母と部落の男との間にできた私生児で、母は若くして亡くなり、母の妹夫婦に引き取られた。
この事実を昨日知ったばかりだ。もっと早くに教えてほしかった。
ガキのころ、自分が家族に嫌われる理由がわからず、散々莫迦なことをしてしまったのが悔しい。

小学校に上がってから、兄が母に母の日のカーネーションを贈るのを見て、母が大喜びしていた。
それを見て「贈り物が必要なんだ」と悟った自分。
図工の時間に『おとうさん』というお題で絵を描いた。思いのほか上手く描けて、裏に作文を書き校内放送で発表された。
父の日にその絵を義父の枕元に置いた。次の日、反応をうかがったが話題にものぼらない。
どうなっているんだろうと部屋を覗いたら、絵は捨てられていた。
間違って捨てたのかと思いながら絵を枕元に戻し、学校に行った。
学校から帰ってきてまた確認すると、絵は破かれて捨てられていた。半泣きになって絵を拾った。
その晩、部屋への出入禁止を言い渡された。

次の年の母の日。図工の時間にカーネーションを作った。

俺は前年の母の、兄への笑顔を思い出し、それだけでとろけそうになり、一目散に家へ帰った。
花を差し出すと、義母は「そうまでして機嫌をとりたいの?しかもそれ偽物でしょうが」と言った。
想像もしなかった反応に、どうすればいいのかわからず「ごめんなさい」と謝って逃げた。
逃げた先の神社で俺は泣いた。人の心を物で釣ろうとした自分のあさましさ、それを見透かされた恥ずかしさで。
その後、せめて本物をと思って山に行ったけど、カーネーションなんてどこにもなく、近所のスーパーで万引しようとして、そこのおばちゃんに見つかって学校に通報されたというオチ。

自分語りすまん。これで最後にする。

高校は特待生で奨学金を取って寮に入った。
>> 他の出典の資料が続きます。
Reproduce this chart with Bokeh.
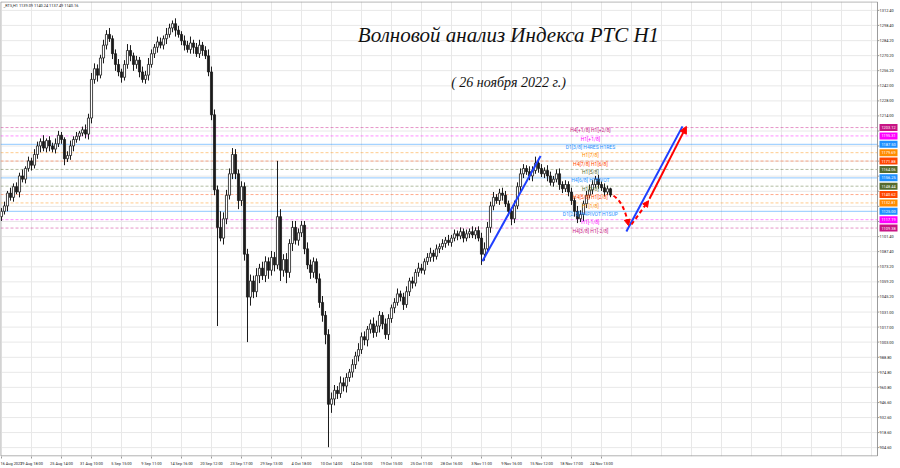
from bokeh.plotting import figure
from bokeh.models import Range1d, FixedTicker, LinearAxis, Arrow, NormalHead
from bokeh.embed import file_html
from bokeh.resources import INLINE
from bokeh.core.properties import value

# ---- hourly RTS index bars (one bar per slot, open = previous close) ----
first_open = 1120
close = [
    1125, 1130, 1142, 1138, 1148, 1143, 1158, 1155, 1165, 1172,
    1168, 1178, 1186, 1190, 1184, 1191, 1186, 1183, 1188, 1196,
    1192, 1174, 1177, 1186, 1192, 1195, 1198, 1201, 1197, 1212,
    1248, 1258, 1252, 1268, 1280, 1290, 1286, 1272, 1262, 1255,
    1250, 1262, 1275, 1270, 1262, 1266, 1255, 1248, 1252, 1262,
    1272, 1278, 1283, 1280, 1286, 1290, 1296, 1300, 1294, 1290,
    1284, 1280, 1276, 1282, 1278, 1272, 1280, 1275, 1270, 1255,
    1215, 1145, 1110, 1100, 1118, 1140, 1160, 1178, 1160, 1135,
    1148, 1085, 1045, 1060, 1050, 1065, 1072, 1065, 1078, 1070,
    1082, 1075, 1120, 1070, 1080, 1068, 1095, 1110, 1098, 1105,
    1112, 1090, 1075, 1068, 1078, 1062, 1040, 1028, 1010, 945,
    950, 958, 955, 965, 962, 970, 975, 982, 990, 996,
    1008, 1005, 1015, 1020, 1012, 1018, 1028, 1020, 1010, 1025,
    1035, 1040, 1048, 1045, 1038, 1050, 1060, 1058, 1068, 1072,
    1070, 1078, 1082, 1086, 1083, 1090, 1092, 1095, 1098, 1096,
    1100, 1104, 1102, 1106, 1100, 1104, 1106, 1103, 1107, 1100,
    1085, 1090, 1110, 1130, 1138, 1135, 1142, 1140, 1132, 1125,
    1118, 1130, 1148, 1160, 1165, 1162, 1158, 1163, 1170, 1165,
    1160, 1163, 1158, 1152, 1155, 1160, 1150, 1146, 1150, 1143,
    1135, 1125, 1118, 1122, 1132, 1140, 1145, 1150, 1155, 1150,
    1147, 1143, 1146, 1140.16,
]
wick_up = [
    3, 4, 2, 5, 3, 4, 3, 6, 2, 4,
    3, 5, 4, 3, 6, 2, 4, 3, 5, 4,
    3, 2, 4, 5, 3, 4, 2, 3, 5, 4,
    6, 5, 4, 3, 5, 4, 6, 3, 4, 5,
    3, 4, 6, 5, 3, 4, 3, 5, 4, 6,
    4, 3, 5, 4, 3, 6, 4, 3, 5, 4,
    3, 5, 4, 6, 3, 4, 5, 3, 4, 6,
    5, 5, 4, 15, 6, 5, 5, 6, 5, 4,
    5, 4, 5, 6, 5, 7, 4, 6, 5, 4,
    6, 5, 52, 7, 5, 6, 4, 6, 6, 4,
    4, 4, 6, 5, 4, 3, 5, 6, 4, 5,
    6, 5, 4, 6, 5, 4, 3, 5, 4, 6,
    4, 5, 3, 4, 6, 5, 4, 3, 5, 4,
    3, 4, 5, 3, 4, 5, 3, 4, 3, 5,
    4, 3, 4, 5, 3, 4, 3, 4, 3, 5,
    3, 4, 3, 4, 3, 4, 3, 5, 3, 4,
    5, 6, 5, 4, 5, 3, 4, 5, 4, 3,
    4, 5, 4, 5, 4, 3, 5, 4, 6, 4,
    4, 3, 5, 4, 3, 4, 5, 3, 4, 3,
    4, 3, 5, 4, 3, 4, 5, 4, 3, 4,
    3, 4, 3, 1,
]
wick_dn = [
    4, 3, 5, 3, 4, 2, 5, 3, 4, 3,
    5, 3, 4, 6, 3, 4, 5, 3, 4, 3,
    4, 6, 3, 4, 5, 3, 4, 3, 4, 5,
    5, 4, 6, 3, 5, 4, 3, 5, 6, 4,
    5, 3, 4, 5, 6, 4, 5, 3, 4, 5,
    3, 4, 5, 3, 4, 5, 3, 4, 6, 3,
    4, 5, 3, 4, 6, 3, 4, 5, 3, 4,
    5, 5, 92, 3, 6, 5, 4, 5, 5, 8,
    5, 6, 42, 8, 6, 5, 7, 4, 6, 8,
    5, 6, 4, 10, 6, 10, 5, 7, 4, 5,
    4, 5, 4, 6, 5, 4, 5, 6, 9, 40,
    8, 6, 5, 4, 5, 6, 4, 5, 4, 5,
    4, 5, 6, 4, 5, 4, 6, 5, 4, 5,
    4, 5, 3, 4, 5, 3, 4, 5, 3, 4,
    3, 4, 3, 4, 5, 3, 4, 3, 4, 3,
    4, 3, 4, 3, 4, 3, 4, 3, 4, 3,
    10, 6, 4, 5, 4, 3, 4, 5, 3, 4,
    6, 4, 3, 5, 4, 3, 4, 5, 3, 4,
    3, 4, 5, 3, 4, 3, 5, 4, 3, 4,
    4, 5, 4, 3, 6, 4, 3, 4, 3, 4,
    3, 4, 3, 2,
]

# ---- time axis labels (every 10 bars) ----
time_labels = [
    "16 Aug 2022", "19 Aug 18:00", "25 Aug 14:00", "31 Aug 10:00", "5 Sep 15:00",
    "9 Sep 11:00", "14 Sep 16:00", "20 Sep 12:00", "23 Sep 17:00", "29 Sep 13:00",
    "4 Oct 18:00", "10 Oct 14:00", "14 Oct 10:00", "19 Oct 15:00", "25 Oct 11:00",
    "28 Oct 16:00", "3 Nov 11:00", "9 Nov 16:00", "15 Nov 12:00", "18 Nov 17:00",
    "24 Nov 13:00",
]

# ---- price scale ticks (labels inside the tag band are covered) ----
price_ticks = [1312.4, 1298.4, 1284.2, 1270.2, 1256.2, 1242.0, 1228.0, 1214.0,
               1199.9, 1185.9, 1171.8, 1157.8, 1143.7, 1129.6, 1115.5,
               1101.4, 1087.4, 1073.2, 1059.2, 1045.2, 1031.0, 1017.0, 1003.0,
               988.8, 974.8, 960.8, 946.6, 932.6, 918.6, 904.6]
labelled_ticks = [1312.4, 1298.4, 1284.2, 1270.2, 1256.2, 1242.0, 1228.0, 1214.0,
                  1101.4, 1087.4, 1073.2, 1059.2, 1045.2, 1031.0, 1017.0, 1003.0,
                  988.8, 974.8, 960.8, 946.6, 932.6, 918.6, 904.6]

# ---- Murrey levels ----
level_price = [1203.125, 1195.3125, 1187.5, 1179.6875, 1171.875, 1164.0625, 1156.25,
               1148.4375, 1140.625, 1132.8125, 1125.0, 1117.1875, 1109.375]
level_name = ["H4[+1/8] H1[+2/8]", "H1[+1/8]", "D1[3/8] H4RES H1RES", "H1[7/8]",
              "H4[7/8] H1[6/8]", "H1[5/8]", "H4[6/8] H1PIVOT", "H1[3/8]",
              "H4[5/8] H1[2/8]", "H1[1/8]", "D1[2/8] H4PIVOT H1SUP", "H1[-1/8]",
              "H4[3/8] H1[-2/8]"]
level_color = ["#C71585", "#FF00FF", "#1E90FF", "#FF8C00", "#FF4500", "#556B2F",
               "#1E90FF", "#556B2F", "#FF4500", "#FF8C00", "#1E90FF", "#FF00FF",
               "#C71585"]

# ---- forecast paths (bar index, price) ----
impulse_x, impulse_y = [160.3, 179.7], [1078.5, 1176.5]
drop_x, drop_y = [204.0, 209.0], [1139.5, 1111.7]
rebound_x, rebound_y = [210.0, 215.7], [1112.7, 1134.9]
rally_x, rally_y = [216.0, 228.3], [1136.7, 1204.2]
alt_x, alt_y = [208.3, 227.0], [1106.2, 1204.2]

# ------------------------------------------------------------------
X0, X1 = -1 / 3, 299.667      # full canvas width, 3 px per bar
CHART_R = 292.0               # right edge of the price area
Y0, Y1 = 896.3, 1320.7
SCALE_X = 292.7               # price scale text column
TAG_X = 295.67                # centre of level tags

opens = [first_open] + close[:-1]
n = len(close)
idx = list(range(n))
high = [max(o, c) + u for o, c, u in zip(opens, close, wick_up)]
low = [min(o, c) - d for o, c, d in zip(opens, close, wick_dn)]

p = figure(width=900, height=468, output_backend="svg", toolbar_location=None,
           x_range=Range1d(X0, X1), y_range=Range1d(Y0, Y1),
           min_border_left=0, min_border_right=0, min_border_top=1,
           min_border_bottom=8, background_fill_color="white",
           border_fill_color="white", outline_line_color=None)
p.xaxis.visible = False
p.yaxis.visible = False
p.xgrid.visible = False
p.ygrid.visible = False

xax = LinearAxis(ticker=FixedTicker(ticks=[10 * k for k in range(len(time_labels))]),
                 major_label_overrides={10 * k: t for k, t in enumerate(time_labels)},
                 major_label_text_align="left", major_label_text_font_size="3.9px",
                 major_label_text_font="Roboto", major_label_text_color="#222222",
                 major_label_standoff=2, major_tick_out=2, major_tick_in=0,
                 minor_tick_out=0, axis_line_color=None,
                 major_tick_line_color="#9a9a9a")
p.add_layout(xax, "below")

# grid
grid_x = [10 * k for k in range(30)]
p.segment(grid_x, [Y0] * 30, grid_x, [Y1] * 30, line_color="#e8e8e8", line_width=1)
p.segment([X0] * len(price_ticks), price_ticks, [CHART_R] * len(price_ticks),
          price_ticks, line_color="#e8e8e8", line_width=1)

# level lines
solid = [i for i, c in enumerate(level_color) if c == "#1E90FF"]
dashed = [i for i, c in enumerate(level_color) if c != "#1E90FF"]
p.segment([X0] * len(solid), [level_price[i] for i in solid], [CHART_R] * len(solid),
          [level_price[i] for i in solid], line_color=[level_color[i] for i in solid],
          line_alpha=0.4, line_width=1.3)
p.segment([X0] * len(dashed), [level_price[i] for i in dashed], [CHART_R] * len(dashed),
          [level_price[i] for i in dashed], line_color=[level_color[i] for i in dashed],
          line_alpha=0.45, line_width=1, line_dash="3 2")

# chart frame
p.line([X0 + 0.05, CHART_R, CHART_R, X0 + 0.05, X0 + 0.05],
       [Y1 - 0.4, Y1 - 0.4, Y0 + 0.5, Y0 + 0.5, Y1 - 0.4],
       line_color="#9a9a9a", line_width=1)

# price scale
p.segment([CHART_R] * len(price_ticks), price_ticks, [CHART_R + 0.6] * len(price_ticks),
          price_ticks, line_color="#9a9a9a", line_width=1)
p.text(x=[SCALE_X] * len(labelled_ticks), y=labelled_ticks,
       text=[f"{t:.2f}" for t in labelled_ticks], text_align="left",
       text_baseline="middle", text_font_size="3.9px", text_font=value("Roboto"),
       text_color="#222222")

# candles
p.segment(idx, high, idx, low, line_color="#1a1a1a", line_width=1)
bx = [i for i in idx if close[i] >= opens[i]]
sx = [i for i in idx if close[i] < opens[i]]
p.vbar(x=bx, width=0.7, top=[close[i] for i in bx], bottom=[opens[i] for i in bx],
       fill_color="white", line_color="#1a1a1a", line_width=0.8)
p.vbar(x=sx, width=0.7, top=[opens[i] for i in sx], bottom=[close[i] for i in sx],
       fill_color="#1a1a1a", line_color="#1a1a1a", line_width=0.8)

# level captions in the chart
p.text(x=[196.3] * len(level_price), y=[lp - 2.4 for lp in level_price],
       text=level_name, text_color=level_color, text_align="center",
       text_baseline="middle", text_font_size="5px",
       text_font=value("Roboto"))

# level price tags on the scale
p.rect(x=[TAG_X] * len(level_price), y=level_price, width=6.0, height=6.6,
       fill_color=level_color, line_color=None)
p.text(x=[TAG_X] * len(level_price), y=level_price,
       text=[f"{lp:.2f}" for lp in level_price], text_color="white",
       text_align="center", text_baseline="middle", text_font_size="3.9px",
       text_font=value("Roboto"))

# forecast drawings
p.line(impulse_x, impulse_y, line_color="#1f3fff", line_width=2)
p.line(alt_x, alt_y, line_color="#1f3fff", line_width=2)
p.quadratic(x0=[drop_x[0]], y0=[drop_y[0]], x1=[drop_x[1]], y1=[drop_y[1]],
            cx=[207.6], cy=[1133.0], line_color="red", line_width=2, line_dash="4 3")
p.add_layout(Arrow(x_start=208.6, y_start=1117.0, x_end=drop_x[1], y_end=drop_y[1],
                   line_alpha=0, line_width=2,
                   end=NormalHead(size=6, fill_color="red", line_color="red")))
p.add_layout(Arrow(x_start=rebound_x[0], y_start=rebound_y[0], x_end=rebound_x[1],
                   y_end=rebound_y[1], line_color="red", line_width=2, line_dash="4 3",
                   end=NormalHead(size=6, fill_color="red", line_color="red")))
p.add_layout(Arrow(x_start=rally_x[0], y_start=rally_y[0], x_end=rally_x[1],
                   y_end=rally_y[1], line_color="red", line_width=2,
                   end=NormalHead(size=7, fill_color="red", line_color="red")))

# headings
p.text(x=[169.0], y=[1289.3], text=["Волновой анализ Индекса РТС H1"],
       text_align="center", text_baseline="middle", text_font_size="21px",
       text_font=value("Liberation Serif"), text_font_style="italic",
       text_color="#111111")
p.text(x=[169.0], y=[1244.9], text=["( 26 ноября 2022 г.)"],
       text_align="center", text_baseline="middle", text_font_size="14px",
       text_font=value("Liberation Serif"), text_font_style="italic",
       text_color="#111111")
p.text(x=[0.7], y=[1319.5], text=["_RTS,H1  1139.09 1140.24 1137.49 1140.16"],
       text_align="left", text_baseline="top", text_font_size="3.9px",
       text_font=value("Roboto"), text_color="#222222")

open("out.html", "w").write(file_html(p, INLINE))
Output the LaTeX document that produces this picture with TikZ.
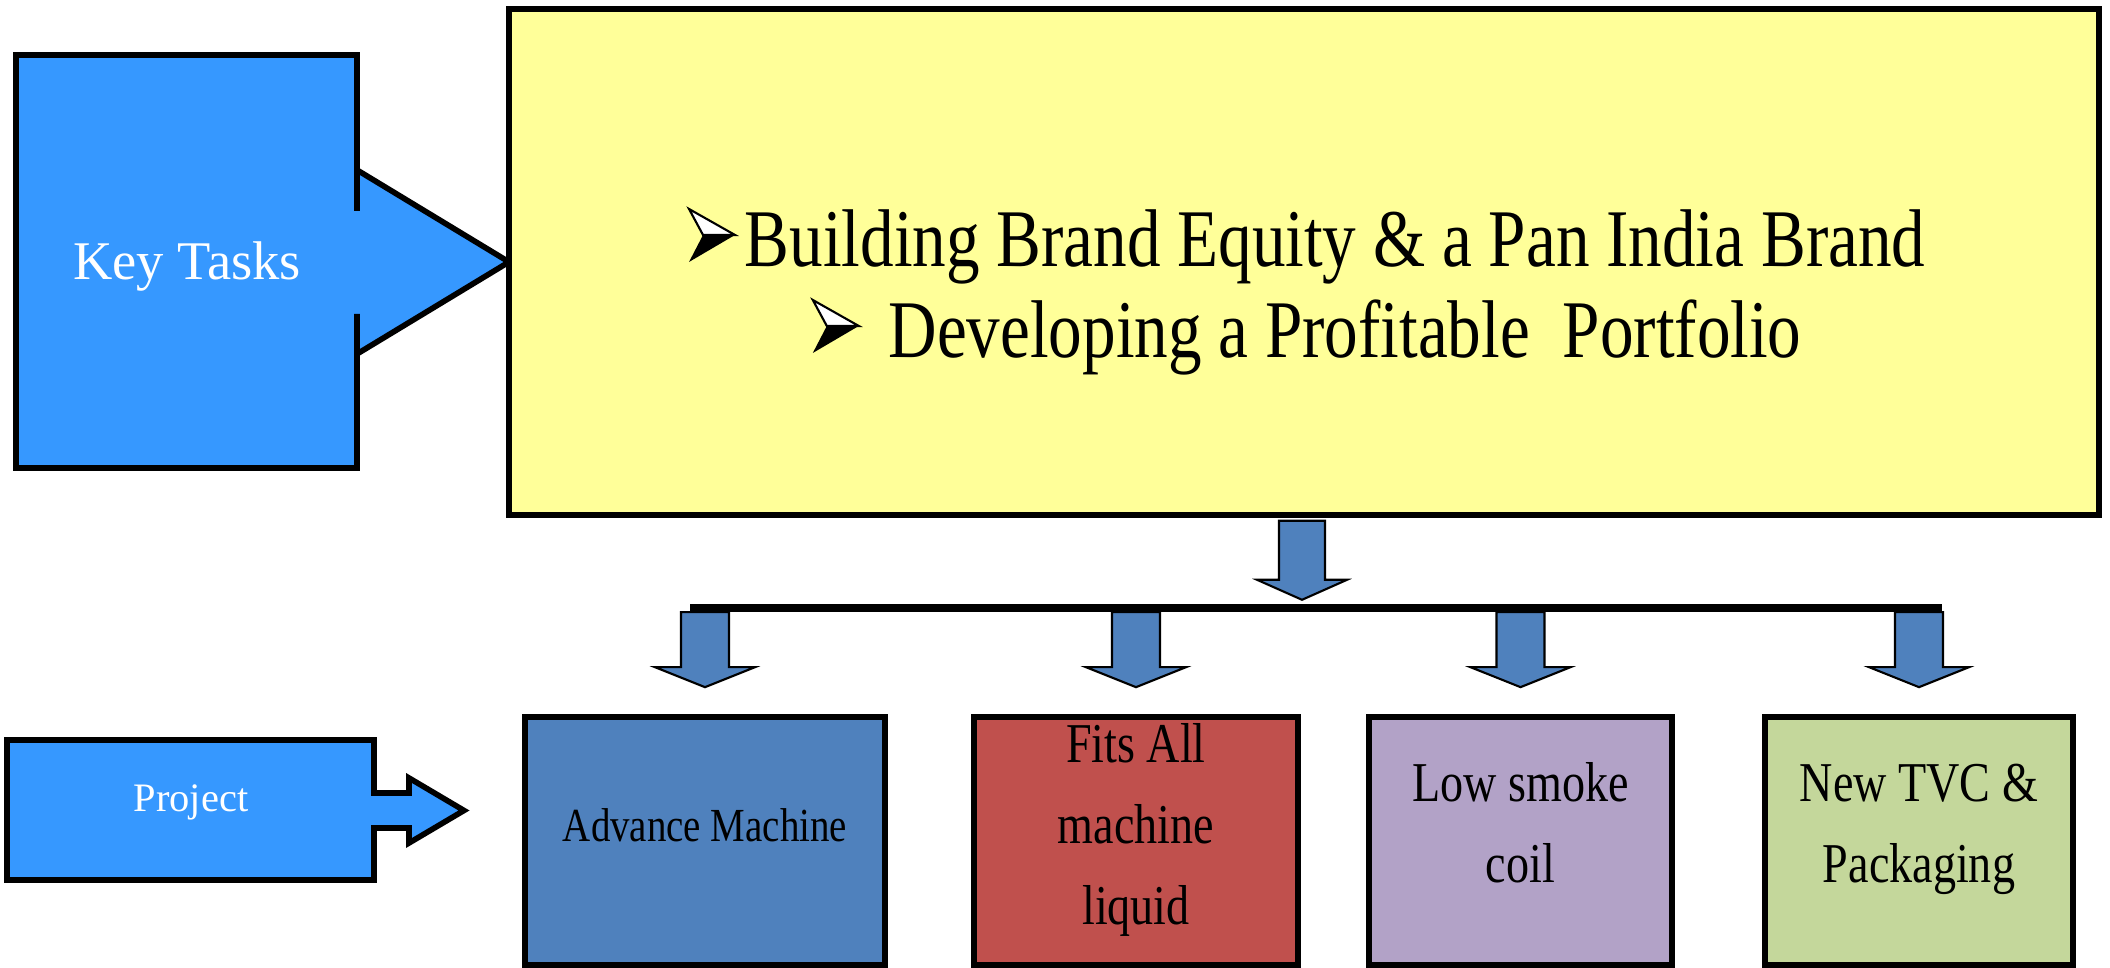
\documentclass[tikz,border=0pt]{standalone}
\usepackage{fontspec}
\setmainfont{Liberation Serif}
\newfontfamily\narrowfont[FakeStretch=0.82]{Liberation Serif}
\usepackage{tikz}
\usetikzlibrary{positioning, calc}

\definecolor{taskblue}{RGB}{54,152,255}
\definecolor{goalyellow}{RGB}{255,255,153}
\definecolor{arrowblue}{RGB}{79,129,189}
\definecolor{liquidred}{RGB}{192,80,77}
\definecolor{coillilac}{RGB}{178,162,199}
\definecolor{packgreen}{RGB}{196,215,155}

\tikzstyle{callout} = [draw=black, line width=1.6pt, fill=taskblue, line join=miter]
\tikzstyle{projbox} = [rectangle, draw=black, line width=1.6pt, minimum height=2.48cm]
\tikzstyle{boxtext} = [align=center, font=\narrowfont\fontsize{16}{23}\selectfont]
\tikzstyle{goaltext} = [inner sep=0pt, font=\narrowfont\fontsize{23.3}{26}\selectfont]
\tikzstyle{blockarrow} = [draw=black, line width=0.6pt, fill=arrowblue, line join=miter]
\tikzset{arrowtick/.pic={
    \filldraw [fill=white, line width=0.6pt, line join=miter] (0,0.53) -- (0.46,0.27) -- (0.14,0.27) -- cycle;
    \fill (0.14,0.27) -- (0.46,0.27) -- (0,0) -- cycle;
}}

\begin{document}
\begin{tikzpicture}
    \useasboundingbox (0,0) rectangle (21.1,9.68);

    % Key tasks
    \draw [callout] (0.16,9.13) -- (3.57,9.13) -- (3.57,7.57) -- (3.57,7.98) -- (5.09,7.06)
        -- (3.57,6.14) -- (3.57,6.54) -- (3.57,5.00) -- (0.16,5.00) -- cycle;
    \node (keytasks) at (1.87,7.01) [text=white, font=\fontsize{15.5}{18}\selectfont] {Key Tasks};

    % Goals
    \node (goalbox) at (13.04,7.06) [rectangle, draw, line width=1.6pt, fill=goalyellow, minimum width=15.9cm, minimum height=5.06cm] {};
    \node (brand) at (13.35,7.01) [anchor=base, goaltext] {Building Brand Equity \& a Pan India Brand};
    \pic at ($(brand.base west)+(-0.55,0.05)$) {arrowtick};
    \node (portfolio) at (13.45,6.10) [anchor=base, goaltext] {Developing a Profitable\hspace{0.4em}Portfolio};
    \pic at ($(portfolio.base west)+(-0.75,0.05)$) {arrowtick};

    % Project
    \draw [callout] (0.07,2.28) -- (3.74,2.28) -- (3.74,1.75) -- (4.09,1.75) -- (4.09,1.90) -- (4.64,1.575)
        -- (4.09,1.25) -- (4.09,1.40) -- (3.74,1.40) -- (3.74,0.88) -- (0.07,0.88) -- cycle;
    \node (project) at (1.91,1.66) [text=white, font=\fontsize{11.5}{14}\selectfont] {Project};

    % Projects
    \node (machine) at (7.05,1.27) [projbox, fill=arrowblue, minimum width=3.6cm] {};
    \node (liquid) at (11.36,1.27) [projbox, fill=liquidred, minimum width=3.24cm] {};
    \node (coil) at (15.205,1.27) [projbox, fill=coillilac, minimum width=3.03cm] {};
    \node (pack) at (19.19,1.27) [projbox, fill=packgreen, minimum width=3.08cm] {};
    \node (machinetext) at (7.05,1.425) [boxtext, font=\narrowfont\fontsize{13.5}{16}\selectfont] {Advance Machine};
    \node (liquidtext) at (11.36,1.38) [boxtext] {Fits All\\machine\\liquid};
    \node (coiltext) at (15.205,1.45) [boxtext] {Low smoke\\coil};
    \node (packtext) at (19.19,1.39) [boxtext] {New TVC \&\\Packaging};

    % Arrows
    \draw [blockarrow] ($(goalbox.south)+(-0.25,-0.03)$) -- ++(0.46,0) -- ++(0,-0.59) -- ++(0.22,0)
        -- ++(-0.45,-0.20) -- ++(-0.45,0.20) -- ++(0.22,0) -- cycle;
    \foreach \b in {machine, liquid, coil, pack}
        \draw [blockarrow] ($(\b.north)+(-0.24,1.02)$) -- ++(0.48,0) -- ++(0,-0.55) -- ++(0.26,0)
            -- ++(-0.50,-0.20) -- ++(-0.50,0.20) -- ++(0.26,0) -- cycle;

    % Bar
    \coordinate (barleft) at (6.90,3.60);
    \coordinate (barright) at (19.42,3.60);
    \draw [line width=2.3pt] (barleft) -- (barright);
\end{tikzpicture}
\end{document}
もう家には帰らないつもりでいたが、じいちゃんが亡くなったので、帰った。
そしたら「おまえがいるとみんなが嫌な思いをする、じいちゃんが成仏できない」とのことで、参列できなかった。
しかしそのままだとあんまりだと思い、初七日過ぎてから線香をあげに行った。

その夜、義母から電話があり、「お金が無くなった、あんた取っていったでしょう?」とのこと。
知らないと言っても「昔から手癖が悪いからねえ」と言われ、ガチャンと電話を切られた。
あまりにせつなすぎて死にたくなった。本当に。